**** Data section
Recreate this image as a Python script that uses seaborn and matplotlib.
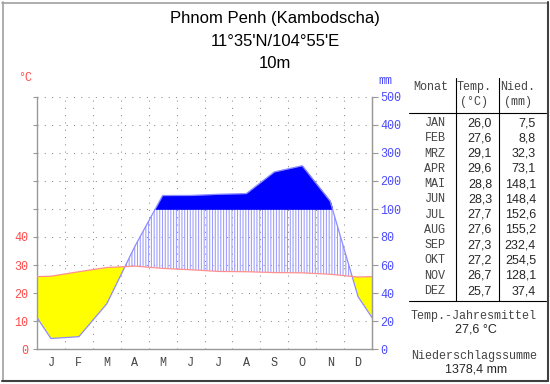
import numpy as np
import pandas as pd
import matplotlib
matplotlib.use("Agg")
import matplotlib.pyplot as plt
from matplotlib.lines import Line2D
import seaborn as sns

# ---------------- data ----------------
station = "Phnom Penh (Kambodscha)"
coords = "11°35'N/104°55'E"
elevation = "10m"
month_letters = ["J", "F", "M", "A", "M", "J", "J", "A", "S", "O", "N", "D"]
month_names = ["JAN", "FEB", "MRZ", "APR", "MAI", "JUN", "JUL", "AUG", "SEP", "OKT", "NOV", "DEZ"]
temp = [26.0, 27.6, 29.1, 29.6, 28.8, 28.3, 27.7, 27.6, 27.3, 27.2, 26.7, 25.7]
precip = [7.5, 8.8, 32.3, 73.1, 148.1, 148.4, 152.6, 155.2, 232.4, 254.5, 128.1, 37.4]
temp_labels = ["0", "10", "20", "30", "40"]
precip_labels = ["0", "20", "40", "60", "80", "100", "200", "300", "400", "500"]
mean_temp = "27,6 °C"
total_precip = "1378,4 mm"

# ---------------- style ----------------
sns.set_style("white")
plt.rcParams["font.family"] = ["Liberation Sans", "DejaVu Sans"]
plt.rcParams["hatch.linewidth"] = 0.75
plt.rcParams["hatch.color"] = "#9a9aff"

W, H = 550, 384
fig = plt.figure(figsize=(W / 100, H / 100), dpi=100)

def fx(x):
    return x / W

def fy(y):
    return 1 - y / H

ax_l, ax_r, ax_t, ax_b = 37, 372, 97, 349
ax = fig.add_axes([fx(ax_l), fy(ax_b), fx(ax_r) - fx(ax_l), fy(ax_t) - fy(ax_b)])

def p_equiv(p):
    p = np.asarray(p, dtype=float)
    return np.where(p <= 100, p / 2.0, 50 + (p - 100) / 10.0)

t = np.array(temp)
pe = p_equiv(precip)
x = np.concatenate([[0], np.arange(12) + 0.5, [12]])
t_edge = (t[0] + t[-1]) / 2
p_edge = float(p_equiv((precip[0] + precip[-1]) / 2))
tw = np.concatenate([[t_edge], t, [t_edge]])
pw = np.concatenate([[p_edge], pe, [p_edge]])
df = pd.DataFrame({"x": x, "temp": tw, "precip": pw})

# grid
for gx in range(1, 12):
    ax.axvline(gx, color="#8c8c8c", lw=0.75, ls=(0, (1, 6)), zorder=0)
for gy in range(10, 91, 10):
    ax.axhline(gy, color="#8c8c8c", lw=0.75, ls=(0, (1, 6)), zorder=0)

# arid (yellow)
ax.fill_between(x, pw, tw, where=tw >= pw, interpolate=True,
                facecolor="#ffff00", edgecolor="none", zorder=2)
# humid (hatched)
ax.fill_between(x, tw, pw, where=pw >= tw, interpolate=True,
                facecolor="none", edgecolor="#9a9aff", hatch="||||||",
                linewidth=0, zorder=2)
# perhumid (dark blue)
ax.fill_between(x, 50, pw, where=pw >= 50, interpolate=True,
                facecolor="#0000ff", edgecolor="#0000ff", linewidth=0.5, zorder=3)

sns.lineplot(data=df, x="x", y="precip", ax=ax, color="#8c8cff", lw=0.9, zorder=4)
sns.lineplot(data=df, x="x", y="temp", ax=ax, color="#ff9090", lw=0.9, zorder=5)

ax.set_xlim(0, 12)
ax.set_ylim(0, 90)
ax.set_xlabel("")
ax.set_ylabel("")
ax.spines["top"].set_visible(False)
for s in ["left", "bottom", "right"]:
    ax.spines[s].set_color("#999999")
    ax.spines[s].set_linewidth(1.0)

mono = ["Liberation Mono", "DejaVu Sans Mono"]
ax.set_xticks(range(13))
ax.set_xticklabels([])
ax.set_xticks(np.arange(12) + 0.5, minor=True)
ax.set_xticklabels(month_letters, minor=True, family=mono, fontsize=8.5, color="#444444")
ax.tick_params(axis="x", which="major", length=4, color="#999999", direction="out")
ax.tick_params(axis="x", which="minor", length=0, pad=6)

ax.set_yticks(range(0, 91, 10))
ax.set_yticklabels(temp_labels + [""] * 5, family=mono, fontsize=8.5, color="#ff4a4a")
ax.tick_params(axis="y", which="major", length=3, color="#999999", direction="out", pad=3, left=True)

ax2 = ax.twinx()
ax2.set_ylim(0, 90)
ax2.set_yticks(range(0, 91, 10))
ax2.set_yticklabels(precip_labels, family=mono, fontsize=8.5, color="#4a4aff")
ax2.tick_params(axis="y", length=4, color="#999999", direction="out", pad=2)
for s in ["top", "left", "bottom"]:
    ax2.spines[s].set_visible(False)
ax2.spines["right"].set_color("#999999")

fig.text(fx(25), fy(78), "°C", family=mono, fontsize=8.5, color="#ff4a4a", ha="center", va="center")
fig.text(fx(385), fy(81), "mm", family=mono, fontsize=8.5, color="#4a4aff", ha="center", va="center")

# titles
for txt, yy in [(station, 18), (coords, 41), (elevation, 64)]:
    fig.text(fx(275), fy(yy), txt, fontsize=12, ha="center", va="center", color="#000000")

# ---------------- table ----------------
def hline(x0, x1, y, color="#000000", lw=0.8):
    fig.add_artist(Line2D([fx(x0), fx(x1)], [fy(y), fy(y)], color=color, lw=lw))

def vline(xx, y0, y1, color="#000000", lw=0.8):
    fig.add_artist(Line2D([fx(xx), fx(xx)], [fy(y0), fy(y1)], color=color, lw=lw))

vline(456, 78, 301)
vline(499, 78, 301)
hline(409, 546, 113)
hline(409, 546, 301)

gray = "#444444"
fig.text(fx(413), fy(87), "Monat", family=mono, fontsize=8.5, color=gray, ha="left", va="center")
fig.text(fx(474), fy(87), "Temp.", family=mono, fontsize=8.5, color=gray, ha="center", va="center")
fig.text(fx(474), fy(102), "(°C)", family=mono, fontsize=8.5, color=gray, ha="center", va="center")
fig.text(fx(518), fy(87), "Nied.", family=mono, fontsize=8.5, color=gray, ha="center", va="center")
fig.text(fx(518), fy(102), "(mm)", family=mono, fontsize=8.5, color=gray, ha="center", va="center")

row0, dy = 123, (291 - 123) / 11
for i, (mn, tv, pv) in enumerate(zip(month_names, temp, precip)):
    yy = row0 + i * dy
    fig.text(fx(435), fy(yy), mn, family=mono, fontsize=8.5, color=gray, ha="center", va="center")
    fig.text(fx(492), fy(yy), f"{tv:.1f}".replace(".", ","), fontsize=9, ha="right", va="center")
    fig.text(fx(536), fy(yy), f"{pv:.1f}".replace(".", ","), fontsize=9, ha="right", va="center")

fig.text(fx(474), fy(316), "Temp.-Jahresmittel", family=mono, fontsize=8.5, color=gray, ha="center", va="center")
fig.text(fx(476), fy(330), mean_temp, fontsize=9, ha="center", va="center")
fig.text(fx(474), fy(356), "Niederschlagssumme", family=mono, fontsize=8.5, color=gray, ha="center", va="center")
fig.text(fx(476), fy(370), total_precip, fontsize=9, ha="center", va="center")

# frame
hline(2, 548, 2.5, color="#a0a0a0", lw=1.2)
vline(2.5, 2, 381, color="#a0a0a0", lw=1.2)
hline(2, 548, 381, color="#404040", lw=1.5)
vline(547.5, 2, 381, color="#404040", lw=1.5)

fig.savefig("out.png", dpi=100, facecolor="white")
********
**Problem to work on**
From the first line above through the line containing "import seaborn as sns", copy everything exactly, without the pictures.

**Solution to this problem**
Recreate this image as a Python script that uses seaborn and matplotlib.
import numpy as np
import pandas as pd
import matplotlib
matplotlib.use("Agg")
import matplotlib.pyplot as plt
from matplotlib.lines import Line2D
import seaborn as sns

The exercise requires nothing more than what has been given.